■ Problem to work on ■
Transcribe all of the material exactly, except for its pictures.

--- --- ---

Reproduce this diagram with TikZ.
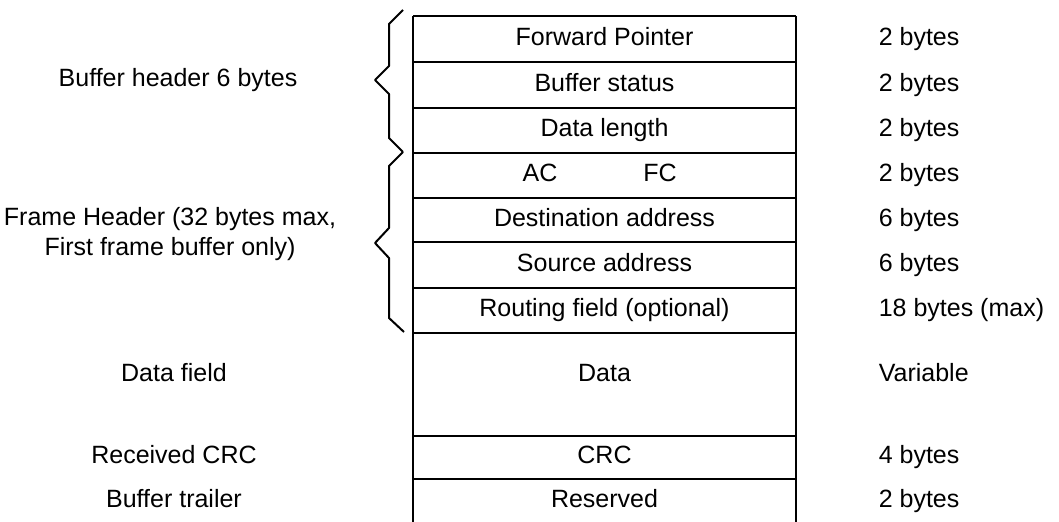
\documentclass[tikz,border=0pt]{standalone}
\usepackage{fontspec}
\setmainfont{Liberation Sans}
\begin{document}
\begin{tikzpicture}[x=.5pt,y=-.5pt,line width=.8pt,line join=round,
  every node/.style={font=\fontsize{12.5}{15.4}\selectfont,inner sep=0pt,
    text height=9.2pt,text depth=2.4pt},
  brace/.style={line width=1pt},
  side/.style={align=center}]
  \useasboundingbox (0,0) rectangle (1059,522);
  % buffer layout
  \draw (413,16) -- (413,522) (796,16) -- (796,522);
  \foreach \ytop/\ybot/\ytext/\name/\field/\size in {
    16/62/39/fwd/Forward Pointer/2 bytes,
    62/108/85/status/Buffer status/2 bytes,
    108/153/130/len/Data length/2 bytes,
    153/198/175/acfc//2 bytes,
    198/242/220/dest/Destination address/6 bytes,
    242/288/265/src/Source address/6 bytes,
    288/333/310/route/Routing field (optional)/18 bytes (max),
    333/436/375/data/Data/Variable,
    436/479/457/crc/CRC/4 bytes,
    479/522/501/resv/Reserved/2 bytes} {
    \draw (413,\ytop) -- (796,\ytop);
    \node (\name) at (604.5,\ytext) {\field};
    \node[anchor=west] (\name size) at (878,\ytext) {\size};
  }
  \node (ac) at (540,175) {AC};
  \node (fc) at (660,175) {FC};
  % braces
  \draw[brace] (403,10) -- (389,24) -- (389,66) -- (375,80) -- (389,94)
    -- (389,138) -- (403,152);
  \draw[brace] (403,152) -- (389,166) -- (389,228) -- (375,243) -- (389,258)
    -- (389,318) -- (404,332);
  % left labels
  \node[side] (bufhead) at (178,80) {Buffer header 6 bytes};
  \node[side,text height=,text depth=] (framehead) at (170,234)
    {Frame Header (32 bytes max,\\First frame buffer only)};
  \node[side] (datafield) at (174,375) {Data field};
  \node[side] (rxcrc) at (174,457) {Received CRC};
  \node[side] (trailer) at (174,501) {Buffer trailer};
\end{tikzpicture}
\end{document}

--- --- ---

■ Correct result ■
Reproduce this diagram with TikZ.
\documentclass[tikz,border=0pt]{standalone}
\usepackage{fontspec}
\setmainfont{Liberation Sans}
\begin{document}
\begin{tikzpicture}[x=.5pt,y=-.5pt,line width=.8pt,line join=round,
  every node/.style={font=\fontsize{12.5}{15.4}\selectfont,inner sep=0pt,
    text height=9.2pt,text depth=2.4pt},
  brace/.style={line width=1pt},
  side/.style={align=center}]
  \useasboundingbox (0,0) rectangle (1059,522);
  % buffer layout
  \draw (413,16) -- (413,522) (796,16) -- (796,522);
  \foreach \ytop/\ybot/\ytext/\name/\field/\size in {
    16/62/39/fwd/Forward Pointer/2 bytes,
    62/108/85/status/Buffer status/2 bytes,
    108/153/130/len/Data length/2 bytes,
    153/198/175/acfc//2 bytes,
    198/242/220/dest/Destination address/6 bytes,
    242/288/265/src/Source address/6 bytes,
    288/333/310/route/Routing field (optional)/18 bytes (max),
    333/436/375/data/Data/Variable,
    436/479/457/crc/CRC/4 bytes,
    479/522/501/resv/Reserved/2 bytes} {
    \draw (413,\ytop) -- (796,\ytop);
    \node (\name) at (604.5,\ytext) {\field};
    \node[anchor=west] (\name size) at (878,\ytext) {\size};
  }
  \node (ac) at (540,175) {AC};
  \node (fc) at (660,175) {FC};
  % braces
  \draw[brace] (403,10) -- (389,24) -- (389,66) -- (375,80) -- (389,94)
    -- (389,138) -- (403,152);
  \draw[brace] (403,152) -- (389,166) -- (389,228) -- (375,243) -- (389,258)
    -- (389,318) -- (404,332);
  % left labels
  \node[side] (bufhead) at (178,80) {Buffer header 6 bytes};
  \node[side,text height=,text depth=] (framehead) at (170,234)
    {Frame Header (32 bytes max,\\First frame buffer only)};
  \node[side] (datafield) at (174,375) {Data field};
  \node[side] (rxcrc) at (174,457) {Received CRC};
  \node[side] (trailer) at (174,501) {Buffer trailer};
\end{tikzpicture}
\end{document}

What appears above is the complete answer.